Des sens figurés du mot viennent les emplois disparus pour « veulerie » (1867 ; cf. le verbe vacher « être lâche », 1867, Flaubert) et pour « maison de prostitution » (1884). Il s’agit alors d’une nouvelle dérivation, comme pour le sens moderne « caractère d’une personne méchante » puis « d’une chose désagréable » et, par métonymie, « action, parole méchante » (1872), spécialement dans vacherie de (suivi d’un nom), et aussi « situation pénible » ou même « chose mauvaise, de mauvaise qualité » (XXe siècle), cf. cochonnerie.

 

[9] L’idée du coup hypocrite et nuisible a pu se joindre au sémantisme négatif de « grosse femme », puis « prostituée », devenu terme d’injure sans contenu précis, comme chameau, pour produire cette valeur.

[10] L’adverbe vachement est vieilli au sens de « méchamment » et s’emploie comme intensif dans l’usage familier pour « beaucoup, très » (XXe siècle), en concurrence avec vachtement et même avec vachte (c’est vachte beau).

[11] Source : LE ROBERT, Dictionnaire historique de la langue française.

[12] Voici les dérivés qui n’ont pas trouvé leur place dans l’article.
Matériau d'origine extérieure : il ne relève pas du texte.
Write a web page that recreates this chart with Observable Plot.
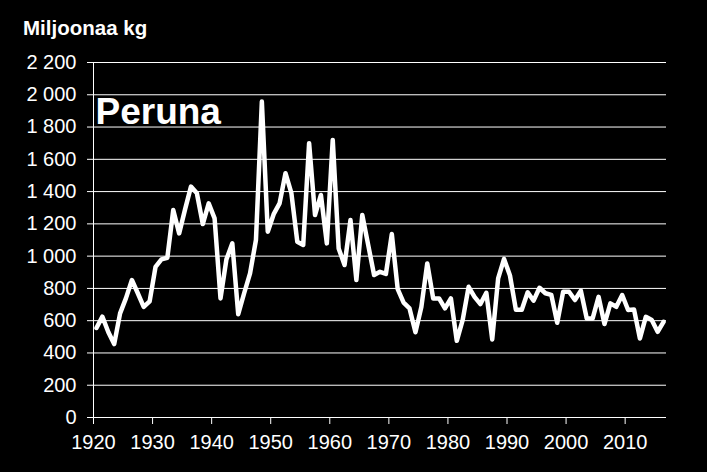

Vacher, ère, nom et adjectif, est la réfection (1553 au masculin ; 1606 au féminin) de vachier (vers 1200 ; avec la variante vaquier) (1283) et vachiere (1348). Il désigne une personne qui mène paitre les vaches et, en général, les bovins (cf. bouvier).

Vacherin, nom masculin (1605 ; antérieurement fromage vachelin), emprunte aux parlers de la Suisse romande (XVe siècle). Il se dit d’un fromage de Franche-Comté. Par analogie d’aspect (1906), le mot désigne une meringue à la crème fraiche.

Enfin, vaquero nom masculin est un emprunt à l’espagnol (1847), lui-même dérivé de vaca, du latin vacca.  Il désigne un vacher, un conducteur de taureaux, dans un pays de langue espagnole ; la variante vaqueiro (1822) est portugaise.